Les procédures et les condamnations se multiplient mais elles ne semblent pas faire plier le gouvernement hongrois déterminé à « protéger ses frontières et celles de l’Europe ». Suite à la condamnation en avril 2020 de la Hongrie, la Pologne et la République tchèque pour avoir refusé d’accueillir des demandeurs d’asile de Grèce et d’Italie dans le cadre du programme de relocalisation en 2015, la ministre de la Justice hongroise, Judit Varga, soulignait que « cette décision n’aura aucune conséquence. La politique de quotas étant depuis longtemps caduque, nous n’avons aucune obligation de prendre des demandeurs d’asile » abondé par le premier ministre tchèque, Andrej Babis « Nous avons perdu le différend, mais ce n’est pas important. Ce qui est important, c’est que nous n’avons rien à payer ». Si cette décision de la CJUE est restée sans suite, la Commission européenne a décidé de lancer une nouvelle procédure en juin 2021 contre la Hongrie pour non-respect de la décision de la CJUE de décembre 2020. Une énième procédure pour l’institution de l’UE garante du respect du droit européen mais qui peine à mener à bien cette mission.

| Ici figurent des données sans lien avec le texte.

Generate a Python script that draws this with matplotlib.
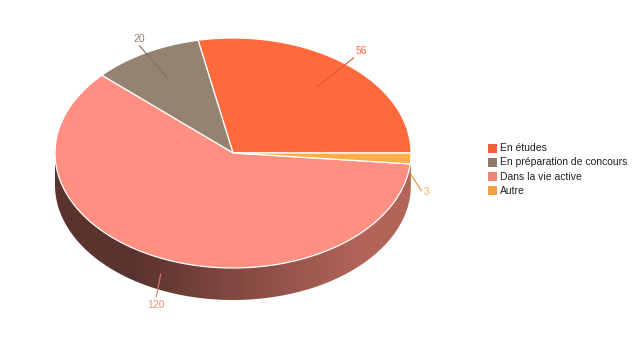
import numpy as np
import matplotlib
matplotlib.use("Agg")
import matplotlib.pyplot as plt
from matplotlib.patches import Polygon, Rectangle
from matplotlib.colors import to_rgb

plt.rcParams['font.family'] = ['Liberation Sans', 'DejaVu Sans']

categories = ["En études", "En préparation de concours", "Dans la vie active", "Autre"]
values = [56, 20, 120, 3]
colors = ["#ff6a3d", "#958271", "#ff8f80", "#ffad45"]

# layout of the 3d pie (pixels)
cx, cy = 233, 153
rx, ry = 178, 115
depth = 32


def pt(t, r=1.0, dy=0.0):
    return cx + r * rx * np.cos(t), cy - r * ry * np.sin(t) + dy


fig = plt.figure(figsize=(6.4, 3.4), dpi=100)
ax = fig.add_axes([0, 0, 1, 1])
ax.set_xlim(0, 640)
ax.set_ylim(340, 0)
ax.axis('off')

total = float(sum(values))
edges = np.concatenate([[0], np.cumsum(values)]) / total * 2 * np.pi

# sides (front half only), shaded left -> right
for i in range(len(values)):
    a1 = max(edges[i], np.pi)
    a2 = min(edges[i + 1], 2 * np.pi)
    if a2 <= a1:
        continue
    t = np.linspace(a1, a2, 200)
    xs, ys = pt(t)
    poly = np.vstack([np.column_stack([xs, ys]),
                      np.column_stack([xs[::-1], ys[::-1] + depth])])
    patch = Polygon(poly, closed=True, facecolor='none', edgecolor='none')
    ax.add_patch(patch)
    base = np.array(to_rgb(colors[i]))
    dark, light = base * 0.36, base * 0.70
    gx = np.linspace(0, 1, 400)
    f = np.clip((gx - 0.23) / (0.857 - 0.23), 0, 1)
    grad = dark[None, :] * (1 - f[:, None]) + light[None, :] * f[:, None]
    im = ax.imshow(grad[None, :, :], extent=(cx - rx, cx + rx, cy + ry + depth, cy - ry),
                   aspect='auto', interpolation='bilinear', zorder=1)
    im.set_clip_path(patch)

# top faces
for i in range(len(values)):
    t = np.linspace(edges[i], edges[i + 1], 200)
    xs, ys = pt(t)
    poly = np.vstack([[cx, cy], np.column_stack([xs, ys])])
    ax.add_patch(Polygon(poly, closed=True, facecolor=colors[i], edgecolor='white',
                         linewidth=0.9, zorder=2))

# value labels with leader lines
for i in range(len(values)):
    m = (edges[i] + edges[i + 1]) / 2
    c, s = np.cos(m), np.sin(m)
    if s < 0:
        x0, y0 = pt(m, 1.0, depth / 2)
        x1, y1 = pt(m, 1.06, depth)
    else:
        x0, y0 = pt(m, 0.75)
        x1, y1 = pt(m, 1.07)
    lc = np.array(to_rgb(colors[i])) * 0.85
    ax.plot([x0, x1], [y0, y1], color=lc, lw=0.8, zorder=3)
    ha = 'left' if c > 0.5 else ('right' if c < -0.5 else 'center')
    va = 'bottom' if s > 0.5 else ('top' if s < -0.5 else 'center')
    tx = x1 + (2 if ha == 'left' else (-2 if ha == 'right' else 0))
    ty = y1 + (-2 if va == 'bottom' else (4 if va == 'top' else 1))
    ax.text(tx, ty, str(values[i]), color=colors[i], fontsize=7.5, ha=ha, va=va, zorder=4)

# legend
for i, cat in enumerate(categories):
    y = 148 + i * 14.3
    sw = np.array(to_rgb(colors[i])) * 0.93
    ax.add_patch(Rectangle((488, y - 4.5), 9, 9, facecolor=sw, edgecolor='none'))
    ax.text(500, y, cat, fontsize=7.5, color='#222222', ha='left', va='center')

fig.savefig("out.png", dpi=100)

Cette impuissance est constatée plus largement au sein des instances de l’UE comme l’a montré le Conseil européen de juin 2021 lors duquel la nouvelle législation hongroise anti-LGBT a mobilisé une partie des États membres pour réaffirmer la protection des droits fondamentaux et de l’État de droit. Le Parlement européen a appelé à plusieurs reprises les États à agir face à la dégradation de la défense des droits humains y compris du droit d’asile en Hongrie. En septembre 2018, les députés européens adoptent en plénière une proposition de décision pour déclencher la procédure de l’article 7.1 du Traité sur l’UE, une première historique pour le Parlement, afin de déterminer s’il y a un risque clair de violation grave par la Hongrie des valeurs européennes pouvant conduire à des sanctions importantes comme la suspension du droit de vote. En 2020 et en 2021, les députés continuent de déplorer une détérioration de la situation malgré le déclenchement de la procédure dans laquelle ils soulignent « l’incapacité du Conseil à utiliser efficacement l’article 7 » et exhortent la Commission à utiliser tous les outils à disposition, notamment le budget de l’UE, pour prévenir tout risque de violations des valeurs communes. Si les institutions de l’UE doivent renforcer leur action pour garantir le respect des droits fondamentaux dans chaque Etat membre, incluant le droit d’asile inscrit dans la Charte des droits fondamentaux de l’UE, la mise en place de nouveaux outils de suivi et d’action sur la mise en œuvre du régime d’asile européen comme prévue au sein de la nouvelle Agence européenne de l’asile peut permettre d’espérer une meilleure protection et mise en œuvre du droit d’asile en UE.